A Jay-Z concert marked the long-awaited, much-ballyhooed opening of Barclays Center, the new home of the Brooklyn Nets. The basketball arena is named for the London-based international financial services company.

How does a company get naming rights to various stadiums?

Companies approach the team that plays there. Professional sports stadiums are usually owned by the municipalities in which they’re built, and one or more teams supposedly rent the stadium. The city (or county) and the team work out a contract to determine who gets what revenue from the stadium. The millionaires who own the sports team in most cases threaten that they will take their team and move to another city who offers a sweeter deal unless their current government leaders agree to let them get a new stadium with sweet additions. In these agreements, it’s almost always the case that the team gets all the revenue from stadium naming rights.

The amount a company pays for naming rights depends on the team owner and the city, the terms of the agreement, and the length of the agreement. Barclays agreed to pay $400 million for naming rights of the Nets arena lasting 20 years (a per-year record for most expensive stadium naming deal, tied with the New York Mets’ Citi Field). Generally, naming rights to new stadiums are worth more than naming rights to old stadiums, because fans are apt to continue calling re-named stadiums by their old names. (Candlestick Park, the home of the San Francisco 49ers, reverted to its original name after naming rights deals with first 3Com and then Monster expired.)

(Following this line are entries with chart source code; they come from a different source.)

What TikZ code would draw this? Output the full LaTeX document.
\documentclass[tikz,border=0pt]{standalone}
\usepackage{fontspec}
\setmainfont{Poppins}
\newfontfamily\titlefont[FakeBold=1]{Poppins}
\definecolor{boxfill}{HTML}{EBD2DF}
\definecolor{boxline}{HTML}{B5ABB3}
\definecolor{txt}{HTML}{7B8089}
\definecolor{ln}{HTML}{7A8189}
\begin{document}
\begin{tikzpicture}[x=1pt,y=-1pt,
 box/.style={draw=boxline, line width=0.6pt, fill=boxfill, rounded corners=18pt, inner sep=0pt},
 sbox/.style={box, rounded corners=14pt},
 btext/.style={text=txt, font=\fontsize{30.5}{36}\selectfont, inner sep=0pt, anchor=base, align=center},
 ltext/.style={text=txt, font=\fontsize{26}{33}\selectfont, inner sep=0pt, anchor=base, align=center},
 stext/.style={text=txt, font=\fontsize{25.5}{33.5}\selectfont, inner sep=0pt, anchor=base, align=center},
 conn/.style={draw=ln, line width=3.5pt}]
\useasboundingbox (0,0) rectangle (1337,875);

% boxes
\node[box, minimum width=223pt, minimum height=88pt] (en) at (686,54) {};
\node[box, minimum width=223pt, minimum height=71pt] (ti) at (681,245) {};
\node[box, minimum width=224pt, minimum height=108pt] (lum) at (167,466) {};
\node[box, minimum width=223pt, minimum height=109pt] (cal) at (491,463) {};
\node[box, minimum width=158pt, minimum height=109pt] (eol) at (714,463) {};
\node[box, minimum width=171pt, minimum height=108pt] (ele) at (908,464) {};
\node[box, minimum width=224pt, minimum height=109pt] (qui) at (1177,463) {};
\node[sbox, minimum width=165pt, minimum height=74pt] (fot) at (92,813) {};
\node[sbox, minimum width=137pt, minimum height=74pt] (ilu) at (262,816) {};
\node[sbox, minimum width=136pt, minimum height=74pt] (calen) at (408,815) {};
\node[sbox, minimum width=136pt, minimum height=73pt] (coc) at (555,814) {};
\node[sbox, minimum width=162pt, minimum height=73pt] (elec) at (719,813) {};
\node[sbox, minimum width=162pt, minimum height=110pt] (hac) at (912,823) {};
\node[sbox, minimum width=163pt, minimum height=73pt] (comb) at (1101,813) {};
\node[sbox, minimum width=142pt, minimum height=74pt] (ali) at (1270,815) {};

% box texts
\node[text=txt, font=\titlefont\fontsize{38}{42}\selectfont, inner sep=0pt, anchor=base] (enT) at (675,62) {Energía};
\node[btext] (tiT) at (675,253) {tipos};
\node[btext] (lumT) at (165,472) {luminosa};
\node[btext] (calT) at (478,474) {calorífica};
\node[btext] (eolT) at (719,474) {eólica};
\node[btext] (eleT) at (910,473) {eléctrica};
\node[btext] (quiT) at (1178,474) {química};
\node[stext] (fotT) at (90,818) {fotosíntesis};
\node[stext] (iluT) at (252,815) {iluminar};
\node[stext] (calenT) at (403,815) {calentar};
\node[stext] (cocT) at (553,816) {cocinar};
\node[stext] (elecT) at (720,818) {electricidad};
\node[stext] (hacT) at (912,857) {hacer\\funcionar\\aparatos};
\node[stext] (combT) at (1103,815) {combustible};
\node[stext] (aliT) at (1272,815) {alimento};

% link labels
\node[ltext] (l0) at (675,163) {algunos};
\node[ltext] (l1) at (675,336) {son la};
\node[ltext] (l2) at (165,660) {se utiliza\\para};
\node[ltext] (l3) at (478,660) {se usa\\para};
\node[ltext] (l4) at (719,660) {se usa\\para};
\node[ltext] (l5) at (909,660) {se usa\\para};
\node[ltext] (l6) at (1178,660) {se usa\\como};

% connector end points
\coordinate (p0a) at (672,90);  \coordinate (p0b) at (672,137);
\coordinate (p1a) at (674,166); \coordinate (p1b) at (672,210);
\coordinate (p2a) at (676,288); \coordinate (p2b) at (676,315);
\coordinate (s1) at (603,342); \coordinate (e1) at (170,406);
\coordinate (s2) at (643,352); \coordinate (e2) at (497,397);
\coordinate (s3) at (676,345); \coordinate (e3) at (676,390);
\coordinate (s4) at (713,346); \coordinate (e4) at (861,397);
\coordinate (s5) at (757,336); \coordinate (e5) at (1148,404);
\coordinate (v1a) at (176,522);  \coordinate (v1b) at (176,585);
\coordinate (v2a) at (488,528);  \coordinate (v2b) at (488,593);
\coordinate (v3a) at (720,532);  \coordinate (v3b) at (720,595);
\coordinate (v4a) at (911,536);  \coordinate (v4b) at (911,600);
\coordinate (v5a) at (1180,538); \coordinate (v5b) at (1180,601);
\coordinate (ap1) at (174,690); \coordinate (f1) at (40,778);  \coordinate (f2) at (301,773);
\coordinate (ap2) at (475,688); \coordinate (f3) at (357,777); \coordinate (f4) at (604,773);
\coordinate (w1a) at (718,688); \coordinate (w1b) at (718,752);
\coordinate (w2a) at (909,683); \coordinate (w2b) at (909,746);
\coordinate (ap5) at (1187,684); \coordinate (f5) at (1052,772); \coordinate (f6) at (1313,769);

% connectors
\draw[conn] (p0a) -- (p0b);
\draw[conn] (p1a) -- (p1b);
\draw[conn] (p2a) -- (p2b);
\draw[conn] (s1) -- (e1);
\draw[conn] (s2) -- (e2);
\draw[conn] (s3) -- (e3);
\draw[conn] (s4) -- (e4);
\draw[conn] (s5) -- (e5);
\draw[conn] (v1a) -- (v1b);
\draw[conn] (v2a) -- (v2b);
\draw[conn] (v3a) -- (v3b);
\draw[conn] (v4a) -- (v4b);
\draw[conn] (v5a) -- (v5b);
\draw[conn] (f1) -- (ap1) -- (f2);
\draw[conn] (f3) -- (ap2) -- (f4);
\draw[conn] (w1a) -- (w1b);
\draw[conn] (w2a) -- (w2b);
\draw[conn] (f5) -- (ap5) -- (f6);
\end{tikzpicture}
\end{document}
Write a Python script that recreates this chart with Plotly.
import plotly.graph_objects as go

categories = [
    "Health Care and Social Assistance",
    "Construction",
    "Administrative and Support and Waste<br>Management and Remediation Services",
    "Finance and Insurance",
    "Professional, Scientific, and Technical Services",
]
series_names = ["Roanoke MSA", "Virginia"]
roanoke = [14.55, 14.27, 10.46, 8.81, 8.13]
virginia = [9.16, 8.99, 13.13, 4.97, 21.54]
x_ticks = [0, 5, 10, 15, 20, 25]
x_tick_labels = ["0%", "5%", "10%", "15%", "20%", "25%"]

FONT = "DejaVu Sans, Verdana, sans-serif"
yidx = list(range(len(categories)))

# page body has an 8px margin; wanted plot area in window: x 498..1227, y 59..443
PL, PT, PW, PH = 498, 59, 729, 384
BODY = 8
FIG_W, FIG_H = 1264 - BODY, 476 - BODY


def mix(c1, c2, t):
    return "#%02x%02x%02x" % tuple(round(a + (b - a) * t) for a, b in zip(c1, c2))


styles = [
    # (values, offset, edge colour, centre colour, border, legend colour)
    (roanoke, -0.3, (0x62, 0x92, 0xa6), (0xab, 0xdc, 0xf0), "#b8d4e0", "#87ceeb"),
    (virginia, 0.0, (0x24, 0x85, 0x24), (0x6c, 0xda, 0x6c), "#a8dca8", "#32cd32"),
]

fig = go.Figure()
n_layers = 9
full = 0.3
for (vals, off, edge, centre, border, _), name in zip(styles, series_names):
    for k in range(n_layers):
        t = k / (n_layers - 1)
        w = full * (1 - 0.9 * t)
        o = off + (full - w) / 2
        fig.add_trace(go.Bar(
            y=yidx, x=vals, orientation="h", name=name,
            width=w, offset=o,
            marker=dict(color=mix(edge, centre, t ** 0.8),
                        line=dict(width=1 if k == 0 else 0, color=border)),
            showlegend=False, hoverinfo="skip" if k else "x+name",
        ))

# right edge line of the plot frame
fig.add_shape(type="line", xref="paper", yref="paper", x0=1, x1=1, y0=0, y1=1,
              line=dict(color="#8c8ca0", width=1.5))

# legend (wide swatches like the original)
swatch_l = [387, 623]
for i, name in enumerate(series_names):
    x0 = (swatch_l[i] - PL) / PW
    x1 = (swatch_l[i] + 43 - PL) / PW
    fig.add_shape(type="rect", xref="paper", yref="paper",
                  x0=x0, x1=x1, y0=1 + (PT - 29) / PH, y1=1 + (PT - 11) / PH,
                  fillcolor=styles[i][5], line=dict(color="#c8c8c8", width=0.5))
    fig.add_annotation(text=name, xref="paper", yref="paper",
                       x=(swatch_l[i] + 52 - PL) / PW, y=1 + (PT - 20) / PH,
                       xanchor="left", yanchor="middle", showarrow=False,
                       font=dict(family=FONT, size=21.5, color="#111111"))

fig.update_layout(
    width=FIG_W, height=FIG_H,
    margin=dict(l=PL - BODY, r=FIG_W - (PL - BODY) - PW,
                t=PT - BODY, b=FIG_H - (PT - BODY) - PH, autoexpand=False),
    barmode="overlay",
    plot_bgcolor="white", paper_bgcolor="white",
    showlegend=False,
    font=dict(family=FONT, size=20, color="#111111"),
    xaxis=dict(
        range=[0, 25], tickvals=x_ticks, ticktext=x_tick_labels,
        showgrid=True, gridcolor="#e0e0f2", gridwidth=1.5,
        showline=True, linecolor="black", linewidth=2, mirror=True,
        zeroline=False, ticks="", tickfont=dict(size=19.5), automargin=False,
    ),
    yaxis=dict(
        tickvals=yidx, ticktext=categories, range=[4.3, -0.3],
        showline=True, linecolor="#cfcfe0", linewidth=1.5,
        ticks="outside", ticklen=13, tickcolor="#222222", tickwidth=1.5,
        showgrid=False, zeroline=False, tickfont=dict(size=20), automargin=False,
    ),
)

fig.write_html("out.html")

A few American sports stadiums bore corporate names in the early- to mid-20th century, including Chicago’s Wrigley Field and St. Louis’ Busch Stadium. But they were really named for team owners who also happened to own the companies (a chewing-gum company and a brewery, respectively). The corporate naming trend didn’t get going in earnest until the early 1990s, when teams realized that stadium names were an asset they could sell.